Although GPUs has been used for main room acoustics modeling techniques like ray-based modeling and wave based modeling [7], the parallelization of the 3D-FD acoustic diffusion implementation is a new trend [8]. Moveover, acceleration of the diffusion equation is a challenging mathematical problem both in 2D; ultrasonic and radar [9], heat equation [10] and flow model [11], and in 3D; reaction–diffusion problems [12] and explicit heat equation [12], however it has not been applied to the acoustic diffusion Dufort–Frankel approximation [6].

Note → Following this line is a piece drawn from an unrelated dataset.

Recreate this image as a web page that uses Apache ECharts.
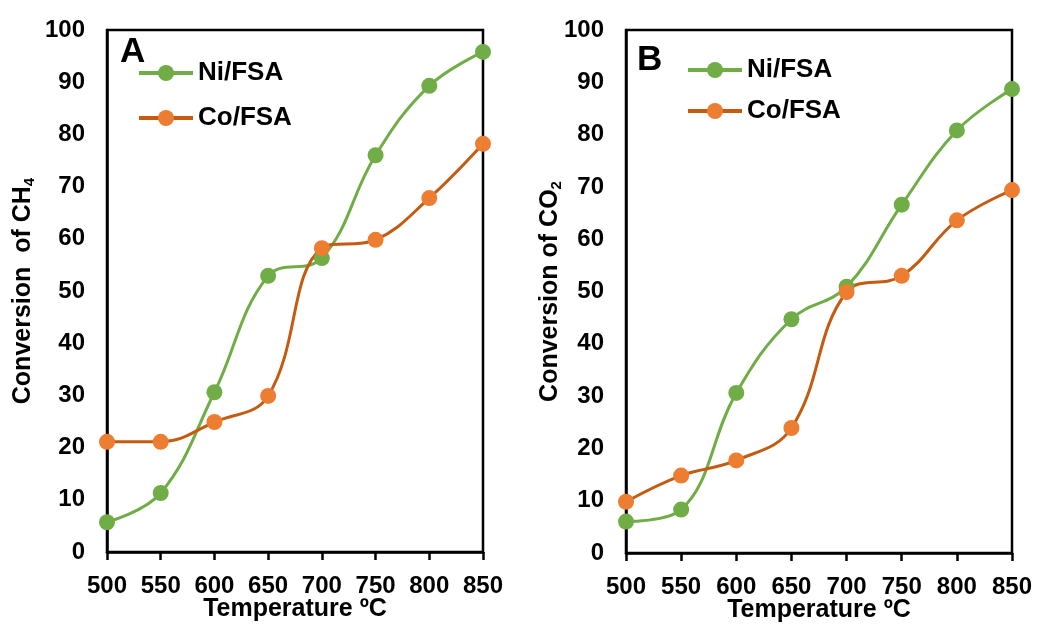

This paper describes the acceleration of a 3D-FD kernel within the room acoustics simulation to show the benefits of hardware–software co-design. Our starting point is a Matlab implementation that is rewritten in ANSI C to leverage sequential architectures. Then, we drive this application through the latest accelerator architectures in the market; i.e. Nvidia GPUs and Intel Xeon Phi architectures. By porting the code to these platforms, our simulations improve both elapsed time and energy consumption. Finally, we share our experiences with readers to let them know insights about programmability issues on both novel platforms. Our major contributions include the following:

- 1. A low level implementation (i.e., C/OpenMP) of the Matlab 3D-FD kernel. This implementation outperforms Matlab in a factor of **5**×, when running on a single thread. This shows that the programming effort is worth once the algorithm is mature enough and will not change over time.
- 2. Extension of the C implementation of the 3D-FD method to fully utilize the cores and Streaming SIMD Extensions (SSE)/Advanced Vector Extensions (AVX) vector instructions, in both Intel CPUs and Xeon Phi co-processors.
- 3. A data-parallel scheme on GPUs is deployed using Compute Unified Device Architecture (CUDA) programming model. Our design proposes a singular tiling technique to exploit data-locality via shared memory.
- 4. Current hardware generation based on NVIDIA Kepler/Maxwell GPUs and Intel MIC architecture are compared to reveal solid advantages of GPUs concerning energy efficiency and performance enhancements. The CUDA implementation shows much better performance (up to 2×) than the Intel Xeon Phi implementation and better energy efficiency; up to 5× better Energy Delay Product (EDP).
- 5. Our results nominate the NVIDIA's GPUs as the best accelerator option, giving the best performance and the lowest power consumption results. Moreover, considering pricing and performance-oriented metrics like the EDP, NVIDIA high-end GPUs (980GTX) are better suited for computing the 3D-FD Kernel.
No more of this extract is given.